> _Requirements_:
Find every line in the records that holds the string "this". Copy each one.

> _Data for the task_:

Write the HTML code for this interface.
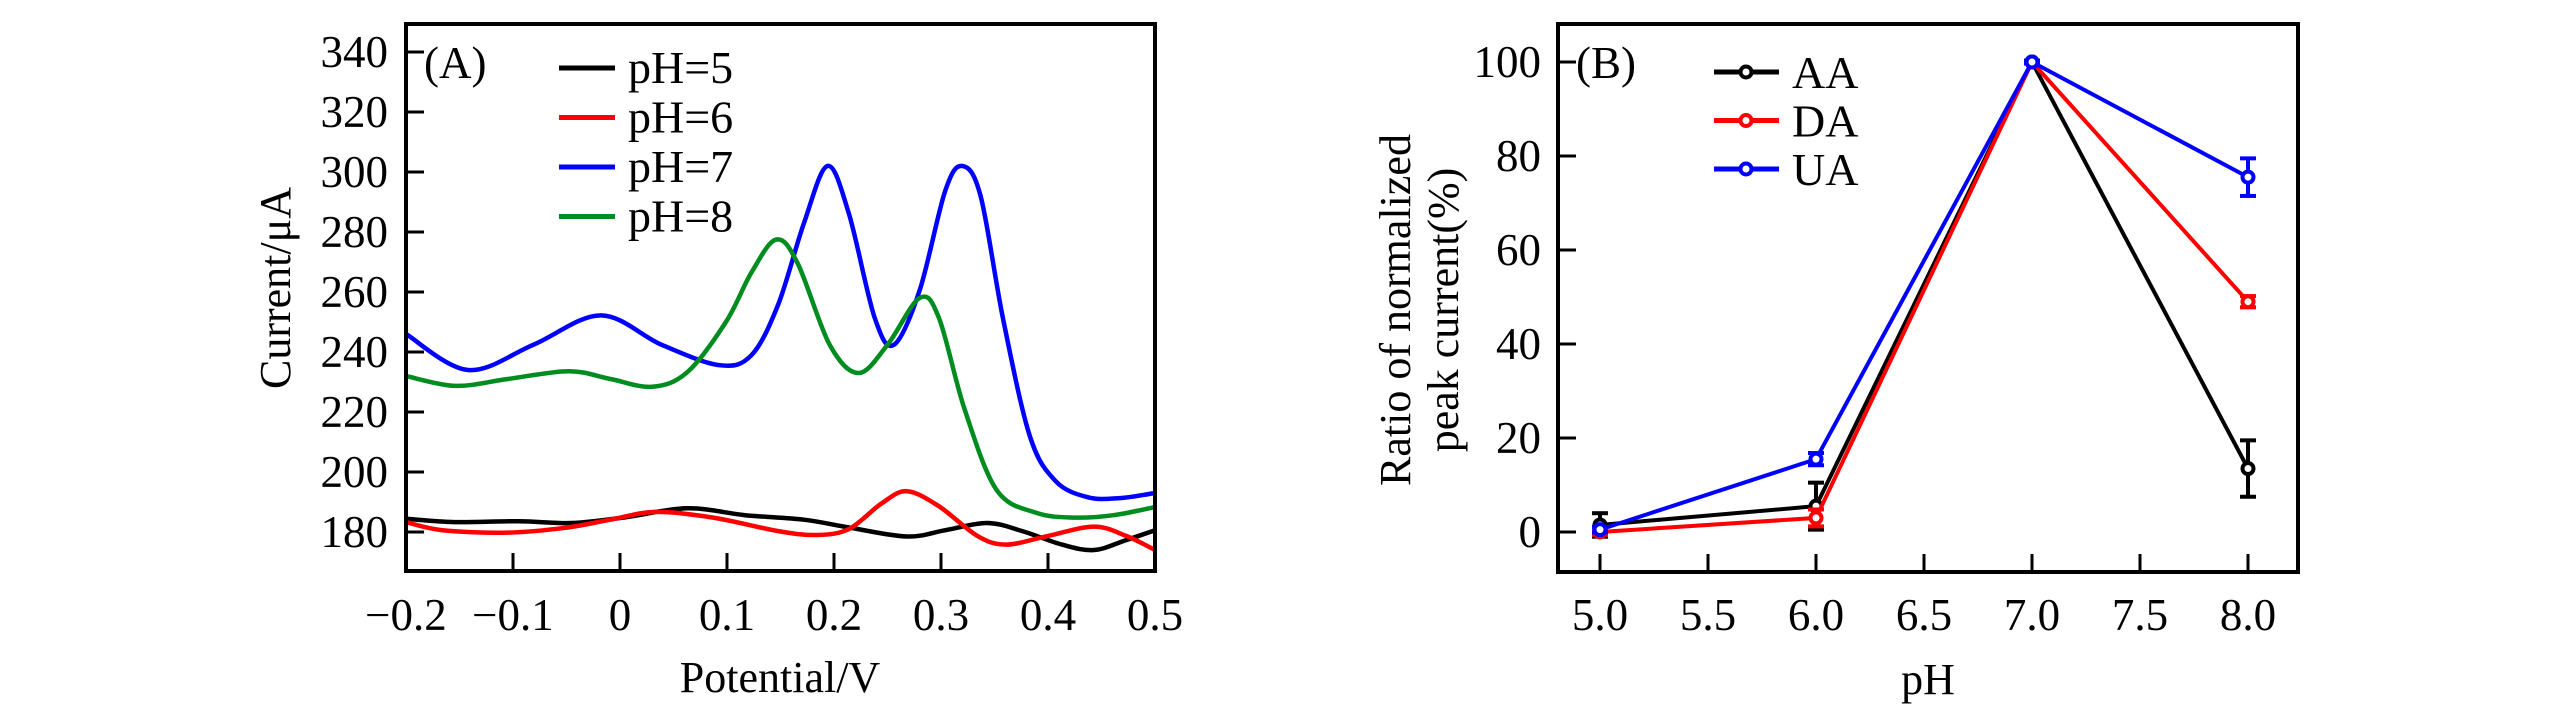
* * *
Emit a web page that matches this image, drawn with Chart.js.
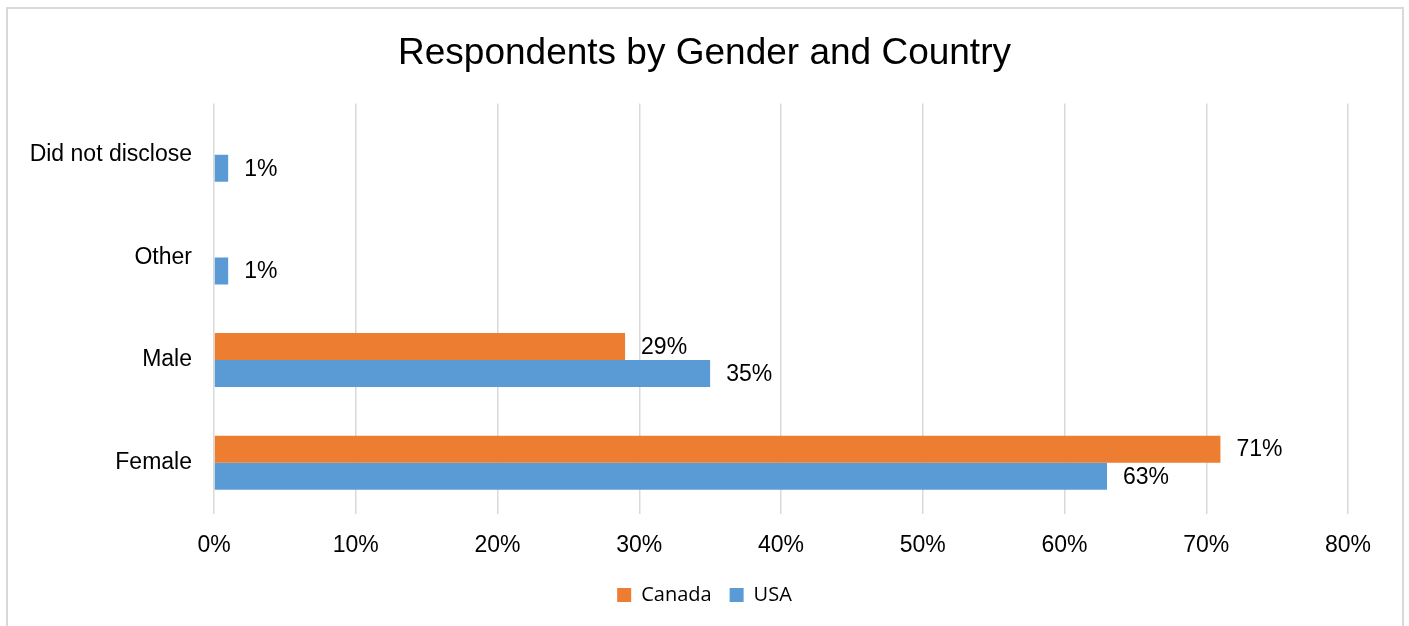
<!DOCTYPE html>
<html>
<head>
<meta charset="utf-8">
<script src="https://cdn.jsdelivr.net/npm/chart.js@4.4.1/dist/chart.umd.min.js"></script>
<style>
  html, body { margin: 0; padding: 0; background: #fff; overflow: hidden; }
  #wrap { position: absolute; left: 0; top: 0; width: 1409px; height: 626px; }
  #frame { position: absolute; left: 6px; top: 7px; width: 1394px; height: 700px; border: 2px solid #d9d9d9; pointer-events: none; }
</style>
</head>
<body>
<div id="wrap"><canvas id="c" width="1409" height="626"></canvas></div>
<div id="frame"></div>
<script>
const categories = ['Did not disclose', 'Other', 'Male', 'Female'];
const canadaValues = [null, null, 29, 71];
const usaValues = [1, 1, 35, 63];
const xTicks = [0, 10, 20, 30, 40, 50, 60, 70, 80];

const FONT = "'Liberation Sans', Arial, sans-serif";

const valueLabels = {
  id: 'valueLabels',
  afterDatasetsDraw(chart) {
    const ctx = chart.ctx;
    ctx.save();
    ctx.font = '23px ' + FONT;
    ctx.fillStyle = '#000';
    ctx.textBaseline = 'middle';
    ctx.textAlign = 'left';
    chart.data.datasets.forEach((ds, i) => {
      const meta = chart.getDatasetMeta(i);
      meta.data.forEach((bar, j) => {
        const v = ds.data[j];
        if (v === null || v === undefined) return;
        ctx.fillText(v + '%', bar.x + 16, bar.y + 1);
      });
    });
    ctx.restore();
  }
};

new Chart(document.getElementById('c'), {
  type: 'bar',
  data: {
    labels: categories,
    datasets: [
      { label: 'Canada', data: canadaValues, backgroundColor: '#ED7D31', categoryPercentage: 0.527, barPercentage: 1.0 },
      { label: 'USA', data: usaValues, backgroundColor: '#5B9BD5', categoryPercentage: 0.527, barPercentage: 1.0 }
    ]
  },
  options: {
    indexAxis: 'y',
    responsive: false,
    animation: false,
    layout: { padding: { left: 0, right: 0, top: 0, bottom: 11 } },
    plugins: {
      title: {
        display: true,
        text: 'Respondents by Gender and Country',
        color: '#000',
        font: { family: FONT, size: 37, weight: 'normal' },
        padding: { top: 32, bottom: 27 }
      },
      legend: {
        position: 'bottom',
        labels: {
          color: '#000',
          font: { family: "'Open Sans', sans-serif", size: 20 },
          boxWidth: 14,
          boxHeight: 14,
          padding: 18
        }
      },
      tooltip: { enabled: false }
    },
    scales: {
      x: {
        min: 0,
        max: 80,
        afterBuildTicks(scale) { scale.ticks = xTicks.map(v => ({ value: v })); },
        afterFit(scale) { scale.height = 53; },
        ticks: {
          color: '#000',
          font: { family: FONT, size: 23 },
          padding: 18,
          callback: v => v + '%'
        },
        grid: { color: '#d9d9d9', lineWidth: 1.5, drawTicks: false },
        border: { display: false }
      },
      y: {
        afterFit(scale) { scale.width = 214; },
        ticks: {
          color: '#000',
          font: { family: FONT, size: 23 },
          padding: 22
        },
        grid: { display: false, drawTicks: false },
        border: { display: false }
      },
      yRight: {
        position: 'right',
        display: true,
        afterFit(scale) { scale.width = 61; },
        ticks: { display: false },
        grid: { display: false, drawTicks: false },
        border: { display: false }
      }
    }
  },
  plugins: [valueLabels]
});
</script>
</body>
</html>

> _Solution_:
Write the HTML code for this interface.
Emit a web page that matches this image, drawn with Chart.js.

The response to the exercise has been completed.